Box office total: $206,678,440

Tom Hanks earned his first of two Academy Awards for his performance in Philadelphia as Andrew “Andy” Beckett, a closeted gay man who hides his AIDS status from his co-workers at a prestigious corporate law firm. The film is noted for being one of the first mainstream Hollywood films to acknowledge HIV/AIDS, homosexuality, and homophobia. It was a huge box office success, grossing over 200 million. Adjusted for inflation, it would rank as the second highest-grossing LGBTQ film in history.

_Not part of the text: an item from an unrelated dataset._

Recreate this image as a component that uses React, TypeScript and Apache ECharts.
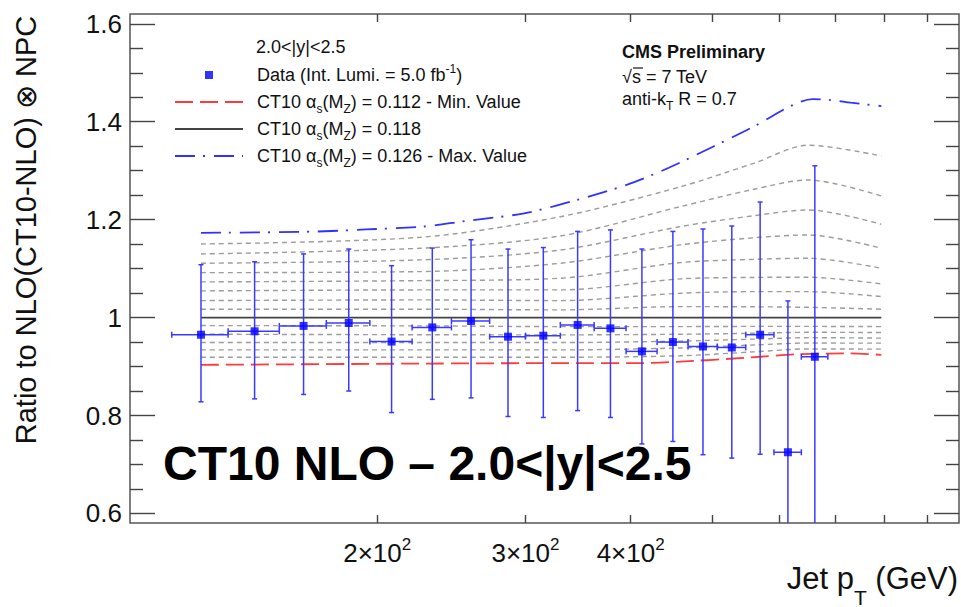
import React, { useEffect, useRef } from 'react';
import * as echarts from 'echarts';

const FONT = "'Liberation Sans', Arial, Helvetica, sans-serif";

// ---- measured data (jet pT bins, GeV) ----
const binCenters = [123.5, 143, 163.5, 185, 208, 232.5, 258.5, 286, 315, 346, 378.5, 412.5, 449, 487.5, 527.5, 570, 615, 662];
const binLow = [114, 133, 153, 174, 196, 220, 245, 272, 300, 330, 362, 395, 430, 468, 507, 548, 592, 638];
const binHigh = [133, 153, 174, 196, 220, 245, 272, 300, 330, 362, 395, 430, 468, 507, 548, 592, 638, 686];
const dataRatio = [0.965, 0.972, 0.983, 0.989, 0.951, 0.980, 0.993, 0.961, 0.963, 0.985, 0.978, 0.931, 0.950, 0.941, 0.939, 0.965, 0.725, 0.920];
const errHigh = [1.108, 1.114, 1.130, 1.140, 1.106, 1.142, 1.159, 1.140, 1.143, 1.176, 1.179, 1.140, 1.176, 1.181, 1.187, 1.236, 1.034, 1.310];
const errLow = [0.828, 0.834, 0.843, 0.850, 0.806, 0.833, 0.836, 0.798, 0.796, 0.810, 0.796, 0.742, 0.747, 0.720, 0.713, 0.721, 0.410, 0.530];

// ---- theory curves ----
const maxPt = [123.5, 167, 194, 227, 254, 299, 345, 397, 444, 501, 560, 623, 658, 694, 730, 794];
const maxRatio = [1.173, 1.1755, 1.180, 1.186, 1.197, 1.213, 1.240, 1.272, 1.306, 1.349, 1.390, 1.434, 1.446, 1.444, 1.439, 1.432];
const minPt = [123.5, 225, 330, 410, 458, 549, 629, 720, 794];
const minRatio = [0.9035, 0.906, 0.907, 0.907, 0.910, 0.918, 0.925, 0.927, 0.924];
const centralPt = [123.5, 794];
const centralRatio = [1.0, 1.0];

const scanPt = [123.5, 225, 330, 458, 560, 650, 794];
const scanUp1 = [1.0171, 1.0171, 1.0157, 1.0224, 1.022, 1.021, 1.0171];
const scanUp2 = [1.0347, 1.0361, 1.0347, 1.0497, 1.053, 1.053, 1.0429];
const scanUp3 = [1.0545, 1.0565, 1.0565, 1.079, 1.082, 1.0824, 1.0688];
const scanUp4 = [1.0729, 1.0755, 1.0804, 1.1122, 1.119, 1.1212, 1.1008];
const scanUp5 = [1.0918, 1.0939, 1.111, 1.1484, 1.163, 1.1688, 1.1416];
const scanUp6 = [1.111, 1.1178, 1.138, 1.1857, 1.208, 1.2198, 1.1906];
const scanUp7 = [1.130, 1.1416, 1.1667, 1.2265, 1.262, 1.281, 1.2484];
const scanUp8 = [1.1504, 1.164, 1.206, 1.267, 1.315, 1.352, 1.330];
const scanDn1 = [0.9837, 0.983, 0.9816, 0.9816, 0.982, 0.982, 0.9816];
const scanDn2 = [0.966, 0.965, 0.9647, 0.966, 0.968, 0.970, 0.9694];
const scanDn3 = [0.949, 0.949, 0.949, 0.952, 0.956, 0.959, 0.958];
const scanDn4 = [0.934, 0.934, 0.934, 0.938, 0.944, 0.948, 0.9478];
const scanDn5 = [0.919, 0.919, 0.919, 0.922, 0.930, 0.936, 0.9355];

// ---- axis ticks ----
const yMajorTicks = [0.6, 0.8, 1.0, 1.2, 1.4, 1.6];
const yMinorTicks = [0.65, 0.7, 0.75, 0.85, 0.9, 0.95, 1.05, 1.1, 1.15, 1.25, 1.3, 1.35, 1.45, 1.5, 1.55];
const xTicks = [200, 300, 400, 500, 600, 700, 800, 900];
const xLabelTicks = [200, 300, 400];

const DATA_NAME = 'Data (Int. Lumi. = 5.0 fb⁻¹)';
const MIN_NAME = 'CT10 αs(MZ) = 0.112 - Min. Value';
const CEN_NAME = 'CT10 αs(MZ) = 0.118';
const MAX_NAME = 'CT10 αs(MZ) = 0.126 - Max. Value';

const pairs = (xs: number[], ys: number[]) => xs.map((x, i) => [x, ys[i]]);

export default function App() {
  const ref = useRef<HTMLDivElement>(null);

  useEffect(() => {
    const chart = echarts.init(ref.current!, null, { renderer: 'svg' });

    const scans = [scanUp1, scanUp2, scanUp3, scanUp4, scanUp5, scanUp6, scanUp7, scanUp8, scanDn1, scanDn2, scanDn3, scanDn4, scanDn5];
    const scanSeries = scans.map((arr, i) => ({
      type: 'line',
      name: 'CT10 αs scan ' + (i + 1),
      data: pairs(scanPt, arr),
      symbol: 'none',
      smooth: 0.3,
      silent: true,
      z: 1,
      lineStyle: { color: '#9c9c9c', width: 1.4, type: [5, 4] },
    }));

    const errData = binCenters.map((x, i) => [x, dataRatio[i], binLow[i], binHigh[i], errLow[i], errHigh[i]]);

    const tickLine = { color: '#444', width: 1.4 };
    const yBase = {
      type: 'value',
      min: 0.5805,
      max: 1.62,
      axisLine: { show: false },
      splitLine: { show: false },
    };
    const xBase = {
      type: 'log',
      min: 101.7,
      max: 982,
      axisLine: { show: false },
      splitLine: { show: false },
      minorTick: { show: false },
    };

    const option: any = {
      animation: false,
      textStyle: { fontFamily: FONT },
      grid: {
        left: 130, right: 2, top: 14, bottom: 84,
        show: true, borderColor: '#555', borderWidth: 1.5,
        containLabel: false, outerBoundsMode: 'none',
      },
      xAxis: [
        {
          ...xBase,
          position: 'bottom',
          axisTick: { show: true, inside: true, length: 8, customValues: xTicks, lineStyle: tickLine },
          axisLabel: {
            show: true,
            customValues: xLabelTicks,
            margin: 12,
            color: '#111',
            fontSize: 26,
            lineHeight: 36,
            fontFamily: FONT,
            formatter: (v: number) => `${Math.round(v / 100)}×10{sup|2}`,
            rich: { sup: { fontSize: 17, lineHeight: 17, padding: [0, 0, 18, 0], fontFamily: FONT, color: '#111' } },
          },
        },
        {
          ...xBase,
          position: 'top',
          axisTick: { show: true, inside: true, length: 8, customValues: xTicks, lineStyle: tickLine },
          axisLabel: { show: false },
        },
      ],
      yAxis: [
        {
          ...yBase,
          position: 'left',
          axisTick: { show: true, inside: true, length: 25, customValues: yMajorTicks, lineStyle: tickLine },
          axisLabel: {
            show: true,
            customValues: yMajorTicks,
            margin: 8,
            color: '#111',
            fontSize: 26,
            fontFamily: FONT,
            formatter: (v: number) => (Math.abs(v - 1) < 1e-9 ? '1' : v.toFixed(1)),
          },
        },
        {
          ...yBase,
          position: 'left',
          axisTick: { show: true, inside: true, length: 13, customValues: yMinorTicks, lineStyle: tickLine },
          axisLabel: { show: false },
        },
        {
          ...yBase,
          position: 'right',
          axisTick: { show: true, inside: true, length: 25, customValues: yMajorTicks, lineStyle: tickLine },
          axisLabel: { show: false },
        },
        {
          ...yBase,
          position: 'right',
          axisTick: { show: true, inside: true, length: 13, customValues: yMinorTicks, lineStyle: tickLine },
          axisLabel: { show: false },
        },
      ],
      legend: {
        orient: 'vertical',
        left: 174,
        top: 62,
        padding: 0,
        itemWidth: 68,
        itemHeight: 8,
        itemGap: 1,
        selectedMode: false,
        symbolKeepAspect: true,
        data: [
          { name: DATA_NAME, icon: 'path://M0,0L10,0L10,10L0,10Z' },
          { name: MIN_NAME, itemStyle: { opacity: 0 } },
          { name: CEN_NAME, itemStyle: { opacity: 0 } },
          { name: MAX_NAME, itemStyle: { opacity: 0 } },
        ],
        formatter: (name: string) =>
          name.replace('αs(MZ)', 'α{sub|s}(M{sub|Z})').replace('⁻¹', '{sup|-1}'),
        textStyle: {
          fontFamily: FONT,
          fontSize: 18,
          lineHeight: 26,
          color: '#111',
          padding: [0, 0, 0, 9],
          rich: {
            sub: { fontSize: 12, lineHeight: 12, padding: [14, 0, 0, 0], fontFamily: FONT, color: '#111' },
            sup: { fontSize: 12, lineHeight: 12, padding: [0, 0, 12, 0], fontFamily: FONT, color: '#111' },
          },
        },
      },
      graphic: [
        {
          type: 'text', x: 256, y: 47, silent: true,
          style: { text: '2.0<|y|<2.5', fontSize: 18, fontFamily: FONT, fill: '#111', align: 'left', verticalAlign: 'middle' },
        },
        {
          type: 'text', x: 622, y: 52, silent: true,
          style: { text: 'CMS Preliminary', fontSize: 18, fontWeight: 'bold', fontFamily: FONT, fill: '#111', align: 'left', verticalAlign: 'middle' },
        },
        {
          type: 'text', x: 622, y: 77, silent: true,
          style: { text: '√s = 7 TeV', fontSize: 18, fontFamily: FONT, fill: '#111', align: 'left', verticalAlign: 'middle' },
        },
        {
          type: 'line', silent: true,
          shape: { x1: 633, y1: 68, x2: 643, y2: 68 },
          style: { stroke: '#111', lineWidth: 1.2 },
        },
        {
          type: 'text', x: 622, y: 99, silent: true,
          style: {
            text: 'anti-k{sub|T} R = 0.7', fontSize: 18, lineHeight: 26, fontFamily: FONT, fill: '#111', align: 'left', verticalAlign: 'middle',
            rich: { sub: { fontSize: 12, lineHeight: 12, padding: [14, 0, 0, 0], fontFamily: FONT, fill: '#111' } },
          },
        },
        {
          type: 'text', x: 163, y: 463, silent: true, z: 10,
          style: { text: 'CT10 NLO – 2.0<|y|<2.5', fontSize: 48, fontWeight: 'bold', fontFamily: FONT, fill: '#000', align: 'left', verticalAlign: 'middle' },
        },
        {
          type: 'text', x: 26, y: 230, rotation: Math.PI / 2, silent: true,
          style: { text: 'Ratio to NLO(CT10-NLO) ⊗ NPC', fontSize: 29, fontFamily: FONT, fill: '#111', align: 'center', verticalAlign: 'middle' },
        },
        {
          type: 'text', x: 958, y: 578, silent: true,
          style: {
            text: 'Jet p{sub|T} (GeV)', fontSize: 31, lineHeight: 36, fontFamily: FONT, fill: '#111', align: 'right', verticalAlign: 'middle',
            rich: { sub: { fontSize: 21, lineHeight: 21, padding: [38, 0, 0, 0], fontFamily: FONT, fill: '#111' } },
          },
        },
      ],
      series: [
        ...scanSeries,
        {
          type: 'line', name: MIN_NAME, data: pairs(minPt, minRatio), symbol: 'none', smooth: 0.25, z: 2,
          lineStyle: { color: '#ff3a3a', width: 1.8, type: [18, 7] },
          itemStyle: { color: '#ff3a3a' },
        },
        {
          type: 'line', name: CEN_NAME, data: pairs(centralPt, centralRatio), symbol: 'none', z: 2,
          lineStyle: { color: '#444', width: 1.6, type: 'solid' },
          itemStyle: { color: '#444' },
        },
        {
          type: 'line', name: MAX_NAME, data: pairs(maxPt, maxRatio), symbol: 'none', smooth: 0.3, z: 2,
          lineStyle: { color: '#3030ff', width: 1.8, type: [20, 8, 2, 9] },
          itemStyle: { color: '#3030ff' },
        },
        {
          type: 'custom',
          name: 'Data uncertainties',
          data: errData,
          z: 3,
          silent: true,
          encode: { x: 0, y: 1 },
          renderItem: (params: any, api: any) => {
            const x = api.value(0), y = api.value(1);
            const xl = api.value(2), xh = api.value(3), yl = api.value(4), yh = api.value(5);
            const c = api.coord([x, y]);
            const pl = api.coord([xl, y]);
            const ph = api.coord([xh, y]);
            const pt = api.coord([x, yh]);
            const pb = api.coord([x, yl]);
            const cs = params.coordSys;
            const top = Math.max(pt[1], cs.y);
            const bot = Math.min(pb[1], cs.y + cs.height);
            const style = { stroke: '#3a3aff', lineWidth: 1.5 };
            const children: any[] = [
              { type: 'line', shape: { x1: c[0], y1: top, x2: c[0], y2: bot }, style },
              { type: 'line', shape: { x1: pl[0], y1: c[1], x2: ph[0], y2: c[1] }, style },
              { type: 'line', shape: { x1: pl[0], y1: c[1] - 3, x2: pl[0], y2: c[1] + 3 }, style },
              { type: 'line', shape: { x1: ph[0], y1: c[1] - 3, x2: ph[0], y2: c[1] + 3 }, style },
            ];
            if (pt[1] >= cs.y) children.push({ type: 'line', shape: { x1: c[0] - 2.5, y1: pt[1], x2: c[0] + 2.5, y2: pt[1] }, style });
            if (pb[1] <= cs.y + cs.height) children.push({ type: 'line', shape: { x1: c[0] - 2.5, y1: pb[1], x2: c[0] + 2.5, y2: pb[1] }, style });
            return { type: 'group', children };
          },
        },
        {
          type: 'scatter',
          name: DATA_NAME,
          data: pairs(binCenters, dataRatio),
          symbol: 'rect',
          symbolSize: 8,
          z: 4,
          itemStyle: { color: '#0000ff' },
        },
      ],
    };

    chart.setOption(option);
    return () => chart.dispose();
  }, []);

  return (
    <div
      ref={ref}
      style={{ position: 'fixed', left: 0, top: 0, width: 961, height: 607, background: '#ffffff' }}
    />
  );
}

2. The Imitation Game (2014)

Box office total: $233,555,708

Based on the life of British cryptanalyst Alan Turing, The Imitation Game became a massive success at the box office and was lauded for Benedict Cumberbatch’s lead performance. It earned eight nominations at the 87th Academy Awards (winning for Best Adapted Screenplay). Although it was praised for bringing Turing’s legacy to a wider audience, the film was heavily criticised for downplaying his homosexuality.

1. Bohemian Rhapsody (2018)

Box office total: $903,655,259

When it was announced that the long-delayed biopic of legendary rock band Queen and their iconic frontman Freddie Mercury would finally be made, fans were naturally concerned over whether the film would get everything right. Fortunately, for the most part, the film delivered on its promise. Some criticised the way Freddie’s sexuality was presented – we even took a deep dive into this ourselves – and were disappointed that the film wasn’t a warts-and-all look into the life of Freddie. But then, realistically, it never was going to be that. What it does do is provide a damn good time for viewers and fans of Queen’s legacy, and remind the world that an unapologetically queer person of colour is responsible for some of the most beloved music in history. It became the highest-grossing biopic with a worldwide box office total of over 900 million, therefore securing its place as the most financially-successful LGBTQ film of all time.